[What to work on]
Print the lines of the listing below verbatim from its first line through the line bearing "import seaborn as sns". Any pictures are to be omitted.

'''

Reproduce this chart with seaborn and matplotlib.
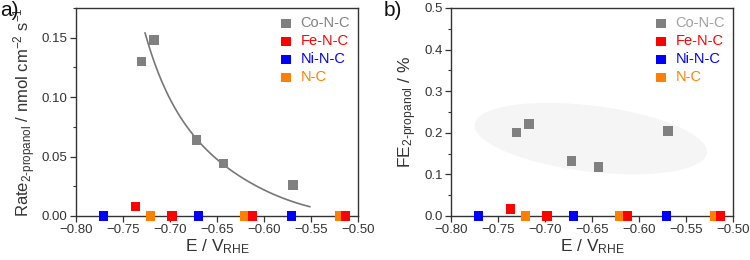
import numpy as np
import pandas as pd
import matplotlib
matplotlib.use("Agg")
import matplotlib.pyplot as plt
from matplotlib.ticker import MultipleLocator, AutoMinorLocator
from matplotlib.patches import Polygon
import seaborn as sns

# ---------------- data ----------------
series = ["Co-N-C", "Fe-N-C", "Ni-N-C", "N-C"]
co_E = [-0.730, -0.717, -0.672, -0.643, -0.569]
co_rate = [0.130, 0.148, 0.064, 0.044, 0.026]
co_fe = [0.200, 0.221, 0.132, 0.118, 0.204]
fe_E = [-0.737, -0.698, -0.612, -0.513]
fe_rate = [0.008, 0.0, 0.0, 0.0]
fe_fe = [0.017, 0.0, 0.0, 0.0]
ni_E = [-0.771, -0.670, -0.571]
ni_rate = [0.0, 0.0, 0.0]
ni_fe = [0.0, 0.0, 0.0]
nc_E = [-0.721, -0.621, -0.520]
nc_rate = [0.0, 0.0, 0.0]
nc_fe = [0.0, 0.0, 0.0]

# fitted curve
fit_E = [-0.7266, -0.7071, -0.6894, -0.6716, -0.6433, -0.6007, -0.551]
fit_rate = [0.1554, 0.109, 0.0837, 0.0641, 0.0444, 0.0219, 0.0078]

colors = {"Co-N-C": "#808080", "Fe-N-C": "#ff0000", "Ni-N-C": "#0000ff", "N-C": "#ff8000"}

frames = []
for name, E, r, f in [("Co-N-C", co_E, co_rate, co_fe), ("Fe-N-C", fe_E, fe_rate, fe_fe),
                      ("Ni-N-C", ni_E, ni_rate, ni_fe), ("N-C", nc_E, nc_rate, nc_fe)]:
    frames.append(pd.DataFrame({"E": E, "rate": r, "FE": f, "sample": name}))
df = pd.concat(frames, ignore_index=True)

sns.set_theme(style="white")
plt.rcParams["font.family"] = ["Liberation Sans", "DejaVu Sans"]
plt.rcParams["mathtext.fontset"] = "custom"
plt.rcParams["mathtext.rm"] = "Liberation Sans"
plt.rcParams["mathtext.it"] = "Liberation Sans"
plt.rcParams["mathtext.default"] = "regular"

fig = plt.figure(figsize=(7.5, 2.6), dpi=100)
axA = fig.add_axes([76 / 750, 1 - 216 / 260, 282 / 750, 208 / 260])
axB = fig.add_axes([451 / 750, 1 - 216 / 260, 282 / 750, 208 / 260])

draw_order = ["N-C", "Ni-N-C", "Fe-N-C", "Co-N-C"]

def style(ax, ylim, ymaj):
    ax.set_xlim(-0.80, -0.50)
    ax.set_ylim(*ylim)
    ax.xaxis.set_major_locator(MultipleLocator(0.05))
    ax.yaxis.set_major_locator(MultipleLocator(ymaj))
    ax.xaxis.set_minor_locator(AutoMinorLocator(2))
    ax.yaxis.set_minor_locator(AutoMinorLocator(2))
    ax.tick_params(which="major", direction="out", length=4, width=0.9, colors="#333333",
                   labelsize=9.5, left=True, bottom=True, pad=2)
    ax.tick_params(which="minor", direction="out", length=2.5, width=0.8, colors="#333333",
                   left=True, bottom=True)
    for s in ax.spines.values():
        s.set_color("#333333")
        s.set_linewidth(1.0)
    ax.set_xlabel(r"E / V$_{RHE}$", fontsize=12.5, color="#333333", labelpad=1)

# ----- panel a -----
for name in draw_order:
    sub = df[df["sample"] == name]
    sns.scatterplot(data=sub, x="E", y="rate", ax=axA, color=colors[name], marker="s",
                    s=45, edgecolor="none", clip_on=False, zorder=5, label=name)
# smooth exponential-type fit through the read curve points
coef = np.polyfit(fit_E, np.log(fit_rate), 3)
xs = np.linspace(fit_E[0], fit_E[-1], 150)
sns.lineplot(x=xs, y=np.exp(np.polyval(coef, xs)), ax=axA, color="#777777", lw=1.2, zorder=4)
style(axA, (0, 0.175), 0.05)
axA.yaxis.set_major_formatter(matplotlib.ticker.FormatStrFormatter("%.2f"))
axA.set_ylabel(r"Rate$_{2\text{-}propanol}$ / nmol cm$^{-2}$ s$^{-1}$", fontsize=12,
               color="#333333", labelpad=3)

# ----- panel b -----
# shaded ellipse (decorative) built in pixel offsets around a centre
cx, cy = -0.6513, 0.186
t = np.linspace(0, 2 * np.pi, 200)
a_px, b_px, ang = 117, 33, np.deg2rad(-7)
px = a_px * np.cos(t) * np.cos(ang) - b_px * np.sin(t) * np.sin(ang)
py = a_px * np.cos(t) * np.sin(ang) + b_px * np.sin(t) * np.cos(ang)
poly = np.column_stack([cx + px * 0.3 / 282, cy + py * 0.1 / 41.6])
axB.add_patch(Polygon(poly, closed=True, facecolor="#f5f5f5", edgecolor="none", zorder=1))

for name in draw_order:
    sub = df[df["sample"] == name]
    sns.scatterplot(data=sub, x="E", y="FE", ax=axB, color=colors[name], marker="s",
                    s=45, edgecolor="none", clip_on=False, zorder=5, label=name)
style(axB, (0, 0.5), 0.1)
axB.yaxis.set_major_formatter(matplotlib.ticker.FormatStrFormatter("%.1f"))
axB.set_ylabel(r"FE$_{2\text{-}propanol}$ / %", fontsize=12.5, color="#333333", labelpad=4)

for ax, cocol in [(axA, "#808080"), (axB, "#a0a0a0")]:
    h, l = ax.get_legend_handles_labels()
    hmap = dict(zip(l, h))
    leg = ax.legend([hmap[n] for n in series], series, loc="upper right", frameon=False,
                    fontsize=10.5, handletextpad=0.5, labelspacing=0.28, borderaxespad=0.15,
                    handlelength=1.0, markerscale=1.0)
    tcols = [cocol, "#ff0000", "#0000ff", "#ff8000"]
    for txt, c in zip(leg.get_texts(), tcols):
        txt.set_color(c)

fig.text(0.0, 0.995, "a)", fontsize=15, va="top", ha="left", color="#111111")
fig.text(384 / 750, 0.995, "b)", fontsize=15, va="top", ha="left", color="#111111")

fig.savefig("out.png", dpi=100)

'''

[The reply]
Reproduce this chart with seaborn and matplotlib.
import numpy as np
import pandas as pd
import matplotlib
matplotlib.use("Agg")
import matplotlib.pyplot as plt
from matplotlib.ticker import MultipleLocator, AutoMinorLocator
from matplotlib.patches import Polygon
import seaborn as sns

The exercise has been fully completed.